Re: my NBA Draft post...just so you don't think I'm always down on my own people Juan Williams-style (wait till my review of Hard Times at Douglass High, and the article in The Atlantic on the correlation of violent crime's spikes in suburbs and smaller cities...with yes, clustering of Section 8 and Section 8-hybrid housing) here's a little railing against chez pilgrim for your Friday. No, not more FOX NEWS or rightwing blogger buffonery. No, not your boys Tony "Scales" Scalia, Alito, Roberts and Justice Handkerchief Head handing down this loosey-goosey DC handgun ban opinion basically saying any fool can own artillery. Unh-unh. It's G4. Yes, G4.
A new "reality" show, called "Hurl."
Contestants engage in competitive eating (clam chowder to sausages & such) and then are put through stomach-bubbling obstacles and mini-amusement park rides--hanging, spinning, twisting and kneading--to see who can hold onto to their vomit the longest. You heard me. All to that get that almighty white male 16-35 demographic.

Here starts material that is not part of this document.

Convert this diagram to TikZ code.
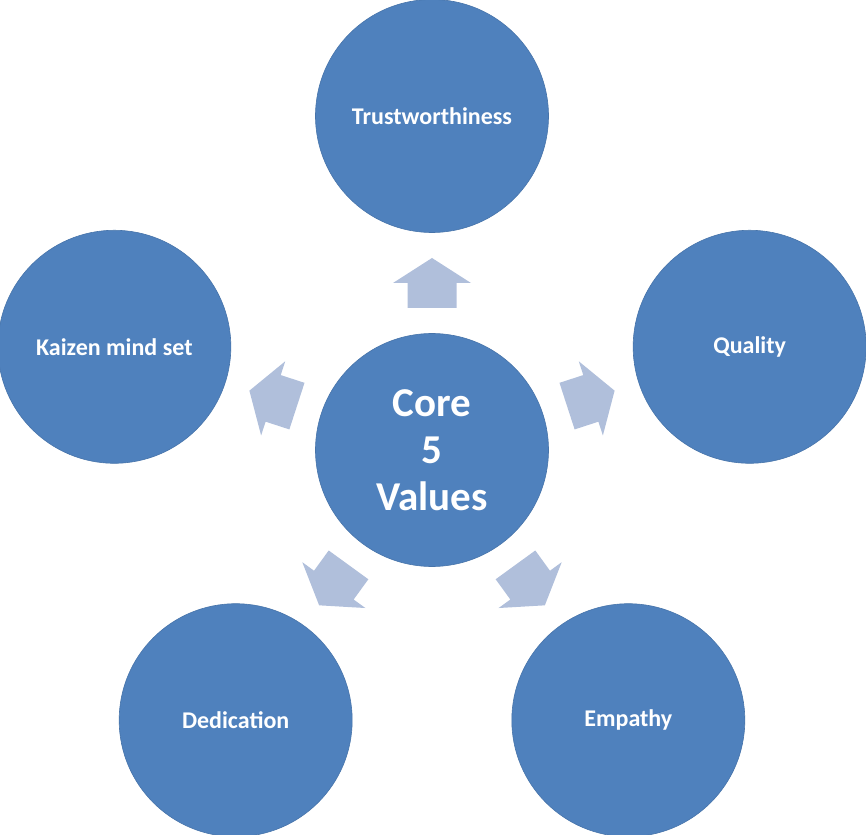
\documentclass[tikz,border=0pt]{standalone}
\usepackage{fontspec}
\setmainfont{Carlito}
\definecolor{circblue}{HTML}{4F81BD}
\definecolor{arrowblue}{HTML}{B0BFDB}

\begin{document}
\begin{tikzpicture}
	[x=1pt,y=1pt,every node/.style={circle, fill=circblue, draw=circblue!90!black, line width=.6pt, minimum size=233pt, inner sep=0pt, text=white, font=\fontsize{24}{28}\selectfont\bfseries}]
	\useasboundingbox (-432,-384) rectangle (434,450);
	\node[align=center, font=\fontsize{41}{47}\selectfont\bfseries] (core) at (0,0) {Core\\5\\Values};
	\node (trust) at (90:334) {Trustworthiness};
	\node (qual) at (18:334) {Quality};
	\node (emp) at (-54:334) {Empathy};
	\node (ded) at (-126:334) {Dedication};
	\node (kaizen) at (162:334) {Kaizen mind set};
	
	\foreach \ang in {90,18,-54,-126,162}
		\fill[arrowblue, rotate=\ang] (142,-24.5) -- (167,-24.5) -- (167,-39) -- (192,0) -- (167,39) -- (167,24.5) -- (142,24.5) -- cycle;
	\end{tikzpicture}
\end{document}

Yes, the shakers and movers, the hedge fund managers and mortgage backed securities defrauders, the future Bushes and Cheneys. Oh, not just gamers and skateboard turds. Sadly, among them are the biggest chunk of young people who volunteer for the Army and still, after all the facts, think Osama bin Laden was sharing pork hot dogs and booze with Saddam Hussein. I see them every day in Silver Spring, months later...minus limbs or half a skull. But hey, as they convalesce it's a laugh-riot on G4 as summer brings "Hurl!"
The axiom for the late 2oth Century and early 21st should be: JUST BECAUSE YOU CAN DO SOMETHING, DOESN'T MEAN YOU SHOULD. Indeed, in "Office Space" creator Mike Judge's "Idiocracy," 500 years into a retarded future (smart people reduced to IVF, stupid people having babies galore) the number one box office smash is a movie called "Ass." A naked ass, occassionally farting every now and then. Two hours of it. Now, is that "Hurl?" Oh no--I'm making a mountain of a mole hill. Hurl is harmless fun. Hurl gets the target demo and makes the corporate sponsors happy. And I know you fanboys & girls don't want me biting the hand that feeds ole Nat, as I have to make the trek to San Diego for Comic Con 7/24 for a panel and some signings, and to enjoy the freak show and Hollywood invasion with the other ninety-nine thousand nine hundred ninety-nine of you. Don't loudtalk G4.
But come on, whitepeople (to paraphrase Cosby)--this is what you come with...yet you refuse to engage existing technology or sock it to the fatcats who've been running your lives and getting uber rich so we can travel, breathe, work, live and love better, more efficiently, more respectfully? Naaaaaaaaaah! That's commie tree hugger talk. Ain't even nigger talk (right Ralph Nader?). So hurray for more whiteboy bread and circus. Well...these days, just circus. Bread costs too much. "Bread and circus"--that's how Rome kept its pleb mob happy...and then Rome fell. I know most of you dumbasses have no clue what that means. Just keep watching the former Maxim models on G4 --they'll elaborate on the new Hurl Xbox game soon. It'll be previewed after a new show called "Diarrhea on DD Tits." Get your Conceal and Carry license (oops...do you even need THAT anymore, Justice Scalia?) and join me at the screening!